The campground bathrooms are cleaned regularly, but by evening on a summer Saturday, they are what they are. Bring your own toilet paper as backup.
Quiet hours are 10 PM to 6 AM, variably enforced. If your neighbor's kids are screaming at 10:30 PM, your options are a polite request, earplugs, or the campground host. The second is reliable.
The free Valley shuttle stops at every Valley campground. Use it. Parking at trailheads during peak hours is a competitive sport. If you want to hike the Mist Trail from your campsite, the shuttle is how. Non-hikers can have an exceptional campground-based trip without summiting anything.
The Half Dome permit lottery is a separate system. Having a campsite does not give you a Half Dome permit.
Raccoons are the other campground animal: less famous than bears, more persistent. They will unzip a tent pocket to get at a tube of toothpaste. Bear box rules apply to raccoon defense as well.
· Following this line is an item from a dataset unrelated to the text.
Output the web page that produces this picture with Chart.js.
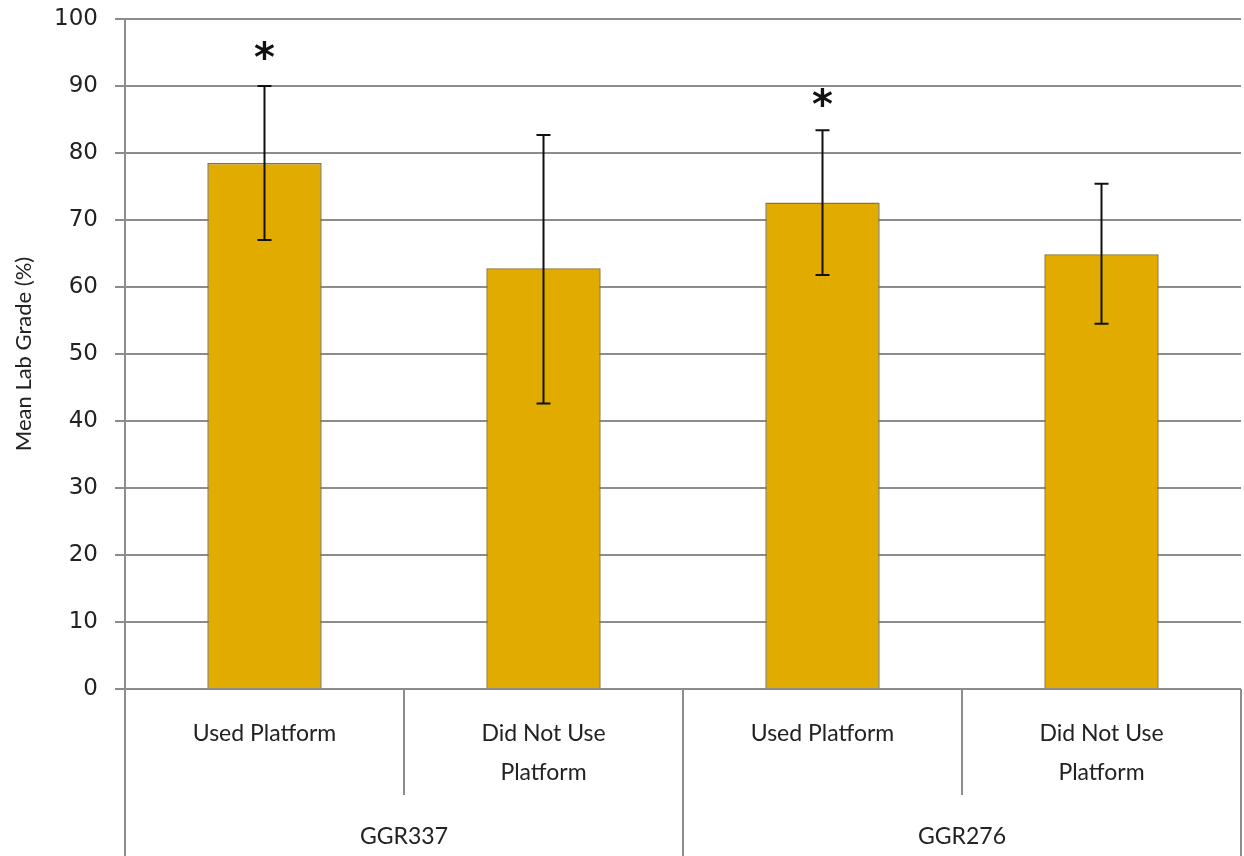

There is a moment on the second night of every camping trip when the campground stops being a logistics problem and starts being a place. The fire has burned down to coals. The generator-hour people are asleep. The river is the loudest thing for a mile. If you are in the Valley, the granite walls are a shade of gray that has no name, holding the last ambient light while the sky behind them goes black and fills with stars.
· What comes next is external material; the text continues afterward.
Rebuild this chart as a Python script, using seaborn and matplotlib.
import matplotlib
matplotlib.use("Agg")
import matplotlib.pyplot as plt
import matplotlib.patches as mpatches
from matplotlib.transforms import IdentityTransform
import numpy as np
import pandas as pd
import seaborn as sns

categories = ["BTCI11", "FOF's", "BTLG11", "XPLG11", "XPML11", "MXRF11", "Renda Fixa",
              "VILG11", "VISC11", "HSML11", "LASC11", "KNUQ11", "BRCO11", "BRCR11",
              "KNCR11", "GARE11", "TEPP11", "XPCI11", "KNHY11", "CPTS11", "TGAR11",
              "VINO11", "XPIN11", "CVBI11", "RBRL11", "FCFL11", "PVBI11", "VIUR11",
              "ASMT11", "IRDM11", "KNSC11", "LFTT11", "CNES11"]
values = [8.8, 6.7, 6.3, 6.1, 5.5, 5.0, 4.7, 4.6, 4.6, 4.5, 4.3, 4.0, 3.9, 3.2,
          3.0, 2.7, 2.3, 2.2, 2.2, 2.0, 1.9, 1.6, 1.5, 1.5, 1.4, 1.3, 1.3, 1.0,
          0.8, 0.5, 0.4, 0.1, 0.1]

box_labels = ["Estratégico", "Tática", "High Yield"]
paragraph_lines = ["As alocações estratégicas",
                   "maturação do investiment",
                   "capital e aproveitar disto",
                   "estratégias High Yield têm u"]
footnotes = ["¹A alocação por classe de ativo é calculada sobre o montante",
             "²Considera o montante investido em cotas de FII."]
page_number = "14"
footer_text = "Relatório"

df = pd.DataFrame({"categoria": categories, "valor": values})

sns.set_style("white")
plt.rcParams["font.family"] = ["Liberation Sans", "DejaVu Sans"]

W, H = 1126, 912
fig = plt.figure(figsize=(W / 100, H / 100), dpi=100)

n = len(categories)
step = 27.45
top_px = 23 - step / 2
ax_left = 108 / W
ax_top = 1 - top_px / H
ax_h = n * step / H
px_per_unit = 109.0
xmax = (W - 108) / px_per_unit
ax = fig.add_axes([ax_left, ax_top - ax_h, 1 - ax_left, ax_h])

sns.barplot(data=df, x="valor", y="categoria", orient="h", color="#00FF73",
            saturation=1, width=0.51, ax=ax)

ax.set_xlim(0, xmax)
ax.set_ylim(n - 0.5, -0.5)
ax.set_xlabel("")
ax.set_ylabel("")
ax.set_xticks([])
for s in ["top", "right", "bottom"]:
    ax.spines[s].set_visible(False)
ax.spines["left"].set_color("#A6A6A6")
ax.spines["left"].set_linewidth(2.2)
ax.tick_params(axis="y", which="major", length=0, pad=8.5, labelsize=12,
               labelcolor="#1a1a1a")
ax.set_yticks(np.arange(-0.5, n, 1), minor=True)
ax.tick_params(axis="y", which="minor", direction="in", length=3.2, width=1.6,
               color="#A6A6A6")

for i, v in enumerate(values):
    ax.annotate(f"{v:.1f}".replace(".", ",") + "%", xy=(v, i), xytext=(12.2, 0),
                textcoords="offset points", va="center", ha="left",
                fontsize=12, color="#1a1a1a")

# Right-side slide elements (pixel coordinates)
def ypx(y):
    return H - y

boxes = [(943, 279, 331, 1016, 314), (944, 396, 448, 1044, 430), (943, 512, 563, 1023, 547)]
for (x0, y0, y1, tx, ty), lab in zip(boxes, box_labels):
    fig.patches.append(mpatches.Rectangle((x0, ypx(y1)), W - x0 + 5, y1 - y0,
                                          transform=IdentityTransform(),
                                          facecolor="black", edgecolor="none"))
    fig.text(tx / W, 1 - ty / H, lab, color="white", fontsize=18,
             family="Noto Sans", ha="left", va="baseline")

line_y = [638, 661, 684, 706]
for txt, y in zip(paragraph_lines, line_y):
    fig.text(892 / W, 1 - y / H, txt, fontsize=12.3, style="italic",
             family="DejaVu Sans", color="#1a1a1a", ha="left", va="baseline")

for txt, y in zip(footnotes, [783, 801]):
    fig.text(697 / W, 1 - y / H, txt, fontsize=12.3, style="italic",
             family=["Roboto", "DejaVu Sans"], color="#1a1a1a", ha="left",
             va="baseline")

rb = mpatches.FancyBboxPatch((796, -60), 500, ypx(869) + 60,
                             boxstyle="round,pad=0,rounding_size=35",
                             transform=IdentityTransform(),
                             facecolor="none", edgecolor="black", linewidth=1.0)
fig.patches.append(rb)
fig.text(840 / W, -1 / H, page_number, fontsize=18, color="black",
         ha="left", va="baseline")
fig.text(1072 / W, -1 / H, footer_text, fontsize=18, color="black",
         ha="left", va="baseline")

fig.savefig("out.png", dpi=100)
You realize you are not visiting Yosemite. You are in it. The ground under your sleeping pad is the same granite that Ahwahneechee families managed with fire for centuries, that John Muir walked, that was here when the glaciers carved the Valley and will be here long after every reservation system has been replaced by something equally frustrating.
The reservation is hard to get. The bear box is awkward to load. The shower situation is suboptimal. None of that matters at 10:01 PM, when the quiet hours begin and the campground finally sounds like the wilderness it was built inside. The ground is hard. The stars are close. You sleep well.